* _What is needed_:
Skip the pictures, please, and write out exactly the lines from the opening of the data through the line containing "(o0) at (512,623)".

[start of Material]

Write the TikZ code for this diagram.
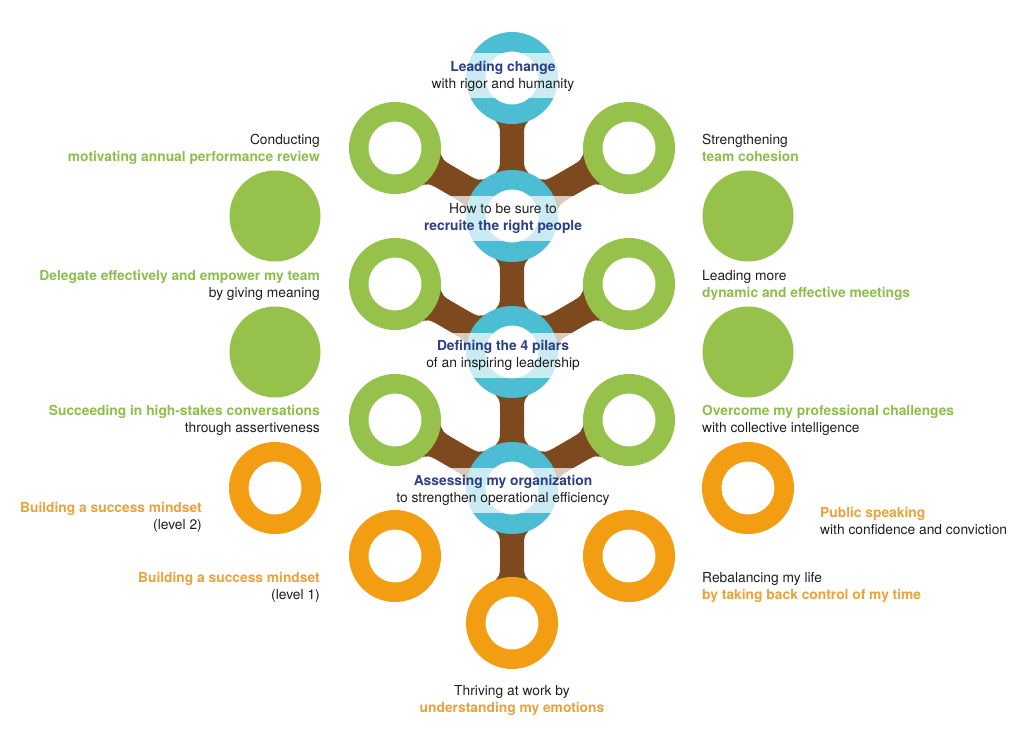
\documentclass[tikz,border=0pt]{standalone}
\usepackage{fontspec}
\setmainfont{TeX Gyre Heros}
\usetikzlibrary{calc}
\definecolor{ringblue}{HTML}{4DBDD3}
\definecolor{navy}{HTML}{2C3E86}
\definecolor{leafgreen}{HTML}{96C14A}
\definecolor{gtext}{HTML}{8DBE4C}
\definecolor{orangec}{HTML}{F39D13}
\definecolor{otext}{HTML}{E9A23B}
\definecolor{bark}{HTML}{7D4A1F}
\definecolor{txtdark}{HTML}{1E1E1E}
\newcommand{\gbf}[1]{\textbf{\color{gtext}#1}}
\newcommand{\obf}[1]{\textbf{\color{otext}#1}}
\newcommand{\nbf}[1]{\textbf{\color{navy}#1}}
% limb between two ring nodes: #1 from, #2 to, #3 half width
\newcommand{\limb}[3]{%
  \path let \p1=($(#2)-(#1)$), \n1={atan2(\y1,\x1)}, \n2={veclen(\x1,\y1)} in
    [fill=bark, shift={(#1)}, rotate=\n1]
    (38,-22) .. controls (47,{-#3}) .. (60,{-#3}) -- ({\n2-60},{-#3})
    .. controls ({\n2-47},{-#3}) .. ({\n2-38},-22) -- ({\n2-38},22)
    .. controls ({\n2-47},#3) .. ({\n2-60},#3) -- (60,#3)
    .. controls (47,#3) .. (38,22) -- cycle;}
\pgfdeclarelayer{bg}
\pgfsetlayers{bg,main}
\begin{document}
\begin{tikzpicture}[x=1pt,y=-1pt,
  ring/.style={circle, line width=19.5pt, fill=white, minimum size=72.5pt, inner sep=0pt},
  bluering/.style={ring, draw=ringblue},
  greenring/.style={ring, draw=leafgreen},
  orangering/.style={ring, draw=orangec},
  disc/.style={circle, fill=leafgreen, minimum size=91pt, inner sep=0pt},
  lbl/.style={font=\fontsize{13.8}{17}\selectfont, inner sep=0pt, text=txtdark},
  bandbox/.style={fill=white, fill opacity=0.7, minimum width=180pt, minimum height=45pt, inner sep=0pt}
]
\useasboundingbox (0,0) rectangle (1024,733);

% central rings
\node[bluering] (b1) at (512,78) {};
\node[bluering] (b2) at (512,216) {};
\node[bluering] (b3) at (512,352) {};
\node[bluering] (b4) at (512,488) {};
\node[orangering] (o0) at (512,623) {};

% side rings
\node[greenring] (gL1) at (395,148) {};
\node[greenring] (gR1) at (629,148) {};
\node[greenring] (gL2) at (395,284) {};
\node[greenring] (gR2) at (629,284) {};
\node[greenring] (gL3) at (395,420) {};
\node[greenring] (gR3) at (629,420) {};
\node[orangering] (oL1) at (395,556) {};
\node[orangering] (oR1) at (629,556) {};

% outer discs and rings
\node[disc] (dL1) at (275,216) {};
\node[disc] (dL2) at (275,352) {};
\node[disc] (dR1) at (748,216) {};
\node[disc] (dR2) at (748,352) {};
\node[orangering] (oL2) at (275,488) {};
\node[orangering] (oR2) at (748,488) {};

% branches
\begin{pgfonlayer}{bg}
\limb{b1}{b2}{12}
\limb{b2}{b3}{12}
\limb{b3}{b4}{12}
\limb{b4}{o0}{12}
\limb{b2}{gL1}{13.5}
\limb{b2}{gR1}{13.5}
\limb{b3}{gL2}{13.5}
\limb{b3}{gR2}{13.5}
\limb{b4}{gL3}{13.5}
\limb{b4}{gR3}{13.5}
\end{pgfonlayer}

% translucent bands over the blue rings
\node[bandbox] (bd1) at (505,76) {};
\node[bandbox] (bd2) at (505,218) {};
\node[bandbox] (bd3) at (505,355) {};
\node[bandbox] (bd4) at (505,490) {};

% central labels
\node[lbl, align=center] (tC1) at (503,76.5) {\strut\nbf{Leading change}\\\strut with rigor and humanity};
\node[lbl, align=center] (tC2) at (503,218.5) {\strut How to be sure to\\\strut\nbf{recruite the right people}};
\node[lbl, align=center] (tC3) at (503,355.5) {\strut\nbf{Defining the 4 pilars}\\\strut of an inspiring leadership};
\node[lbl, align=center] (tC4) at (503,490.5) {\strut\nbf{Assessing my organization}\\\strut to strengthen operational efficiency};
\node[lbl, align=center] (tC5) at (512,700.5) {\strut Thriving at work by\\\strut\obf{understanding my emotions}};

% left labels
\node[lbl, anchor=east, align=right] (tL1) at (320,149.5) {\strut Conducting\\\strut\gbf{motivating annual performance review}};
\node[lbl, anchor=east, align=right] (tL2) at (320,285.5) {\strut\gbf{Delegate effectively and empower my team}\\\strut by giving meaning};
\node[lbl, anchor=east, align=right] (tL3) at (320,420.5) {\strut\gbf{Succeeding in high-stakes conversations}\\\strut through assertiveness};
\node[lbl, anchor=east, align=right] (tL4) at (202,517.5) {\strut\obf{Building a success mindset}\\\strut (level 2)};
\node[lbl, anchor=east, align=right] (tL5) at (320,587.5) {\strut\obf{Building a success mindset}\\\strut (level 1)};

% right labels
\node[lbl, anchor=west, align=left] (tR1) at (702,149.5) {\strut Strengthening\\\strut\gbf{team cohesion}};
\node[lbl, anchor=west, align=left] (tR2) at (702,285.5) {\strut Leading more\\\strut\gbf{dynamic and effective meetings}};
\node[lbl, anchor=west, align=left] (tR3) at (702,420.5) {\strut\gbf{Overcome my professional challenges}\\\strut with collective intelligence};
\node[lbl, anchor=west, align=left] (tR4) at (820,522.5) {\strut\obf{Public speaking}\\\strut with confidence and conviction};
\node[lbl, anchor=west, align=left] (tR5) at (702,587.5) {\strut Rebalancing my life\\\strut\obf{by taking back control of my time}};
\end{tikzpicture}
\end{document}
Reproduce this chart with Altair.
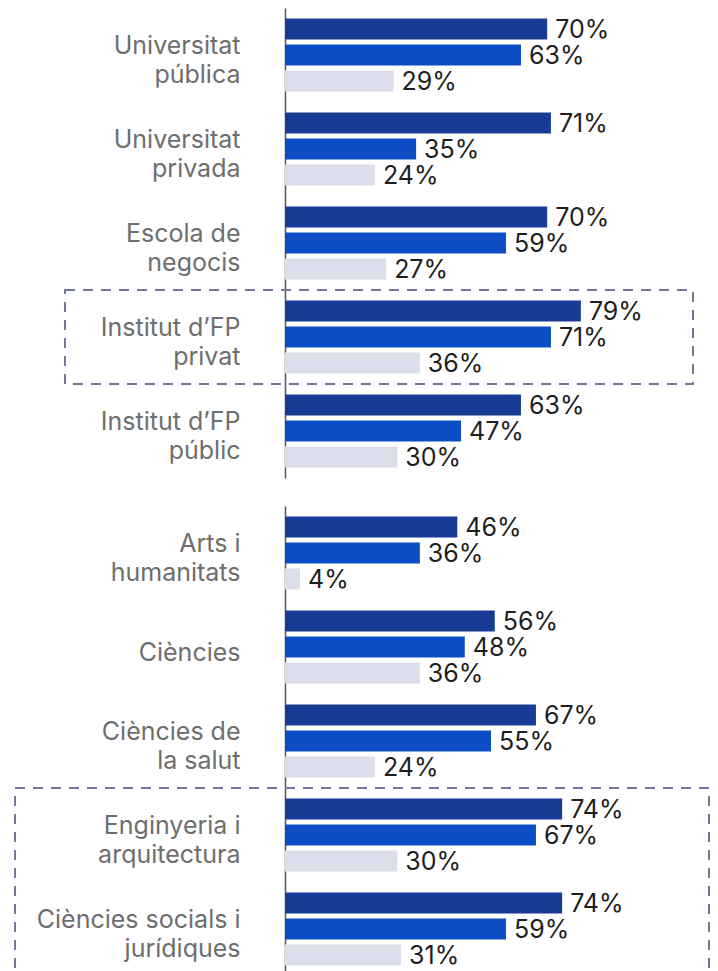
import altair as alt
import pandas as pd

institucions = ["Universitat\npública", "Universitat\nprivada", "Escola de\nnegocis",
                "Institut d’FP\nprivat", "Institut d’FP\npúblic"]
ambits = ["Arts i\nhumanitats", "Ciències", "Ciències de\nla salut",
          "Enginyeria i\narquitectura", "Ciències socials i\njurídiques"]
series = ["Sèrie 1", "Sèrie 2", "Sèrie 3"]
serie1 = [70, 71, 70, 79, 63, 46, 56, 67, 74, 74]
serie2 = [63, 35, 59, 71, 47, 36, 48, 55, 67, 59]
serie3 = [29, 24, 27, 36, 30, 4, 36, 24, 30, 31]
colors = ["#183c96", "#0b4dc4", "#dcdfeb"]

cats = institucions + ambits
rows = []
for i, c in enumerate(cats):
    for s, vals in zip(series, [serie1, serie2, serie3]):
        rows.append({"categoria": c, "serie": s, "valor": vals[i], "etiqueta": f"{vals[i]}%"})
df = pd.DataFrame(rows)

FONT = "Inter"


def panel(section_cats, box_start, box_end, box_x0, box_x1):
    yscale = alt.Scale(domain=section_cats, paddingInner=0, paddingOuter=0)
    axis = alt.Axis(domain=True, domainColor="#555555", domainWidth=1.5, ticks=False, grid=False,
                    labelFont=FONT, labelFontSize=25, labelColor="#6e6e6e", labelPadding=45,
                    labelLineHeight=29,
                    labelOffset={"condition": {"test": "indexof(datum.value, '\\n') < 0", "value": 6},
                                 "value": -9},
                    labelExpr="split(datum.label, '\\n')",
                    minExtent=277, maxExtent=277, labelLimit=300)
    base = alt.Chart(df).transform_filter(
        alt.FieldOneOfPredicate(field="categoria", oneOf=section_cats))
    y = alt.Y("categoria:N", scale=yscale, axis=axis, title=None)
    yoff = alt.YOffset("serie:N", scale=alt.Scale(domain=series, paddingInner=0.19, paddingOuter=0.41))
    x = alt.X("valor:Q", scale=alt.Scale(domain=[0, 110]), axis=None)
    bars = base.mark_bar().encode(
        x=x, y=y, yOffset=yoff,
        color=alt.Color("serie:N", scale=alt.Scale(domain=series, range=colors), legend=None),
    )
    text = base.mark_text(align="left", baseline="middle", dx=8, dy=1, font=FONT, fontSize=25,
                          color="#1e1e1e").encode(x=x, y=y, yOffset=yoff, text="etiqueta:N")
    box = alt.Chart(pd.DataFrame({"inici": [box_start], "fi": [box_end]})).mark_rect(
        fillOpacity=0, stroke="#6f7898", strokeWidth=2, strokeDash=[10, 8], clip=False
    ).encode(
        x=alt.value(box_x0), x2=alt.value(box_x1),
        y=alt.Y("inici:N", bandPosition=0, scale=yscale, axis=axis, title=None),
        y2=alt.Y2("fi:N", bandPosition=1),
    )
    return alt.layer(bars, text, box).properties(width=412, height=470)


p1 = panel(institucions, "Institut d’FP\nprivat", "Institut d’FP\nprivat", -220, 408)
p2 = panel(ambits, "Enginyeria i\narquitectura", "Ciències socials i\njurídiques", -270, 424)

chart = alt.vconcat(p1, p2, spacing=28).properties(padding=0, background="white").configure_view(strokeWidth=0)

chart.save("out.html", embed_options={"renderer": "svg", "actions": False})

[end of Material]

* _The answer_:
Write the TikZ code for this diagram.
\documentclass[tikz,border=0pt]{standalone}
\usepackage{fontspec}
\setmainfont{TeX Gyre Heros}
\usetikzlibrary{calc}
\definecolor{ringblue}{HTML}{4DBDD3}
\definecolor{navy}{HTML}{2C3E86}
\definecolor{leafgreen}{HTML}{96C14A}
\definecolor{gtext}{HTML}{8DBE4C}
\definecolor{orangec}{HTML}{F39D13}
\definecolor{otext}{HTML}{E9A23B}
\definecolor{bark}{HTML}{7D4A1F}
\definecolor{txtdark}{HTML}{1E1E1E}
\newcommand{\gbf}[1]{\textbf{\color{gtext}#1}}
\newcommand{\obf}[1]{\textbf{\color{otext}#1}}
\newcommand{\nbf}[1]{\textbf{\color{navy}#1}}
% limb between two ring nodes: #1 from, #2 to, #3 half width
\newcommand{\limb}[3]{%
  \path let \p1=($(#2)-(#1)$), \n1={atan2(\y1,\x1)}, \n2={veclen(\x1,\y1)} in
    [fill=bark, shift={(#1)}, rotate=\n1]
    (38,-22) .. controls (47,{-#3}) .. (60,{-#3}) -- ({\n2-60},{-#3})
    .. controls ({\n2-47},{-#3}) .. ({\n2-38},-22) -- ({\n2-38},22)
    .. controls ({\n2-47},#3) .. ({\n2-60},#3) -- (60,#3)
    .. controls (47,#3) .. (38,22) -- cycle;}
\pgfdeclarelayer{bg}
\pgfsetlayers{bg,main}
\begin{document}
\begin{tikzpicture}[x=1pt,y=-1pt,
  ring/.style={circle, line width=19.5pt, fill=white, minimum size=72.5pt, inner sep=0pt},
  bluering/.style={ring, draw=ringblue},
  greenring/.style={ring, draw=leafgreen},
  orangering/.style={ring, draw=orangec},
  disc/.style={circle, fill=leafgreen, minimum size=91pt, inner sep=0pt},
  lbl/.style={font=\fontsize{13.8}{17}\selectfont, inner sep=0pt, text=txtdark},
  bandbox/.style={fill=white, fill opacity=0.7, minimum width=180pt, minimum height=45pt, inner sep=0pt}
]
\useasboundingbox (0,0) rectangle (1024,733);

% central rings
\node[bluering] (b1) at (512,78) {};
\node[bluering] (b2) at (512,216) {};
\node[bluering] (b3) at (512,352) {};
\node[bluering] (b4) at (512,488) {};
\node[orangering] (o0) at (512,623) {};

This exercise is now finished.